I’ve spent the last few days reading a book from some in the Emergent Church conversation. I’ll identify and comment on this book over the next few weeks, but I did want to record a strong negative impression I have on my first skim of the book. I am becoming convinced that, no matter how strongly they say otherwise, many who identify themselves with emergent deny that propositional truth can be expressed and communicated with words.

Of course, they are using words and sentences to explain their views while they are saying words and sentences don't work. This makes their assertions questionable upfront. But the implications of this line of thinking are massive.

The gospel is by definition good news.
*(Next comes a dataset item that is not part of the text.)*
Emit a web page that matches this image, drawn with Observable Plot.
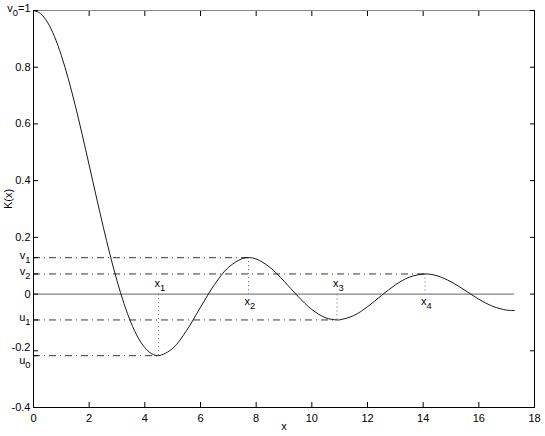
<!DOCTYPE html>
<html><head><meta charset="utf-8">
<script src="https://cdn.jsdelivr.net/npm/d3@7"></script>
<script src="https://cdn.jsdelivr.net/npm/@observablehq/plot@0.6"></script>
<style>
body{margin:0;background:#fff}
#chart svg{font-family:"Liberation Sans",Arial,Helvetica,sans-serif;background:#fff}
</style>
</head><body><div id="chart"></div>
<script>
// Curve K(x)
const curveX = [0,0.25,0.5,0.75,1,1.25,1.5,1.75,2,2.25,2.5,2.75,3,3.25,3.5,3.75,4,4.25,4.493,5,5.5,6,6.5,7,7.5,7.725,8,8.5,9,9.5,10,10.5,10.904,11,11.5,12,12.5,13,13.5,14.066,14.5,15,15.5,16,16.5,17,17.28];
const curveK = [1,0.9896,0.9589,0.9089,0.8415,0.7592,0.6650,0.5623,0.4546,0.3458,0.2394,0.1388,0.0470,-0.0333,-0.1002,-0.1524,-0.1892,-0.2106,-0.2172,-0.1918,-0.1283,-0.0466,0.0331,0.0939,0.1251,0.1284,0.1237,0.0939,0.0458,-0.0079,-0.0544,-0.0838,-0.0913,-0.0909,-0.0761,-0.0447,-0.0053,0.0323,0.0595,0.0709,0.0645,0.0434,0.0133,-0.0180,-0.0431,-0.0566,-0.0579];

// Extrema
const extremaX = [4.493, 7.725, 10.904, 14.066];
const extremaK = [-0.2172, 0.1284, -0.0913, 0.0709];
const extremaNames = ["x_1", "x_2", "x_3", "x_4"];
const levelNames = ["u_0", "v_1", "u_1", "v_2"];

// Axis ticks
const xTicks = [0,2,4,6,8,10,12,14,16,18];
const yTicks = [-0.4,-0.2,0,0.2,0.4,0.6,0.8,1];
const yTickLabels = ["-0.4","-0.2","0","0.2","0.4","0.6","0.8","v_0=1"];

const curve = curveX.map((x, i) => ({x, k: curveK[i]}));
const levels = extremaX.map((x, i) => ({x, k: extremaK[i], label: extremaNames[i], level: levelNames[i]}));
const leftTicks = yTicks.concat(extremaK);
const leftLabel = new Map(yTicks.map((v, i) => [v, yTickLabels[i]]));
levels.forEach(d => leftLabel.set(d.k, d.level));

const chart = Plot.plot({
  width: 545,
  height: 436,
  marginLeft: 33,
  marginRight: 11,
  marginTop: 10,
  marginBottom: 29,
  style: {fontFamily: '"Liberation Sans", Arial, Helvetica, sans-serif', fontSize: "11px", background: "#fff", color: "#000"},
  x: {domain: [0, 18]},
  y: {domain: [-0.4, 1]},
  marks: [
    Plot.ruleY([0], {x1: curveX[0], x2: curveX[curveX.length - 1], stroke: "#808080", strokeWidth: 1.3}),
    Plot.ruleY(levels, {y: "k", x1: 0, x2: "x", stroke: "#222", strokeWidth: 0.9, strokeDasharray: "7,4,1,4"}),
    Plot.ruleX(levels, {x: "x", y1: "k", y2: () => 0, stroke: "#555", strokeWidth: 0.9, strokeDasharray: "1,3"}),
    Plot.line(curve, {x: "x", y: "k", curve: "catmull-rom", stroke: "#000", strokeWidth: 0.9}),
    Plot.text(levels.filter(d => d.k < 0), {x: "x", y: () => 0, text: "label", textAnchor: "start", dx: -4, dy: -9, fill: "#000"}),
    Plot.text(levels.filter(d => d.k > 0), {x: "x", y: () => 0, text: "label", textAnchor: "start", dx: -4, dy: 9, fill: "#000"}),
    Plot.frame({stroke: "#000", strokeWidth: 1}),
    Plot.ruleY([1], {stroke: "#8a8a8a", strokeWidth: 1}),
    Plot.axisX({anchor: "bottom", ticks: xTicks, tickSize: -5, tickPadding: 12, tickFormat: d => String(d), label: null}),
    Plot.axisX({anchor: "top", ticks: xTicks, tickSize: -5, tickFormat: () => "", label: null}),
    Plot.axisY({anchor: "left", ticks: leftTicks, tickSize: -5, tickPadding: 8, tickFormat: d => leftLabel.get(d), label: null}),
    Plot.axisY({anchor: "right", ticks: yTicks, tickSize: -5, tickFormat: () => "", label: null}),
    Plot.text(["x"], {frameAnchor: "bottom", dy: 22, fill: "#000"}),
    Plot.text(["K(x)"], {frameAnchor: "left", dx: -25, rotate: -90, fill: "#000"})
  ]
});

// Render "_n" as subscripts; nudge the crowded "-0.2"/"u0" pair apart
d3.select(chart).selectAll("text").each(function () {
  const t = this.textContent;
  const el = d3.select(this);
  if (t === "-0.2") { el.attr("transform", (el.attr("transform") || "") + " translate(0,-3)"); return; }
  if (!t || t.indexOf("_") < 0) return;
  el.text(null);
  const parts = t.split(/_(.)/);
  let down = false;
  parts.forEach((p, i) => {
    if (p === "") return;
    const isSub = i % 2 === 1;
    const ts = el.append("tspan").text(p);
    if (isSub && !down) { ts.attr("dy", 4).attr("font-size", "0.85em"); down = true; }
    else if (!isSub && down) { ts.attr("dy", -4); down = false; }
  });
  const shift = t === "u_0" ? 5 : -2;
  el.attr("transform", (el.attr("transform") || "") + ` translate(0,${shift})`);
});

document.getElementById("chart").appendChild(chart);
</script>
</body></html>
If it’s good news, then it is news. News is made up of facts. Facts are propositions, where we link nouns and verbs with objects to convey information about reality. I hope we are not working ourselves into a mental condition such that we are becoming so mentally allergic to propositional truth that we are becoming immune to the gospel itself. Let's be reminded of the gospel.


1Now I would remind you, brothers, of the gospel I preached to you, which you received, in which you stand, 2 and by which you are being saved, if you hold fast to the word I preached to you—unless you believed in vain. - 1 Corinthians 15:1-7 (ESV)

And what is this word?

3 For I delivered to you as of first importance what I also received: that Christ died for our sins in accordance with the Scriptures, 4 that he was buried, that he was raised on the third day in accordance with the Scriptures, 5 and that he appeared to Cephas, then to the twelve. 6 Then he appeared to more
than five hundred brothers at one time, most of whom are still alive, though some have fallen asleep. 7 Then he appeared to James, then to all the apostles. 8 Last of all, as to one untimely born, he appeared also to me. - 1 Corinthians 15:3-7 (ESV)
The Greek word translated “word” in verse two is λόγος [logos /log·os/]. It means, as well as an engineering graduate can determine: “1b what someone has said. 1b1 a word ... 1b6 what is declared, a thought, declaration, aphorism, a weighty saying, a dictum, a maxim.” (Strong, J. (1996). The exhaustive concordance of the Bible (electronic ed.) (G3056). Ontario: Woodside Bible Fellowship.)

1 Corinthians 15 has long been one of my favorite texts because it notes Christ’s appearance to many different witnesses who were alive at the time of Paul’s writing. It is now one of my favorite texts because it calls us to believe the facts (revealed, propositional truth) of the gospel. This truth is expressed in words. My prayer for us today is that we “hold fast to the word.”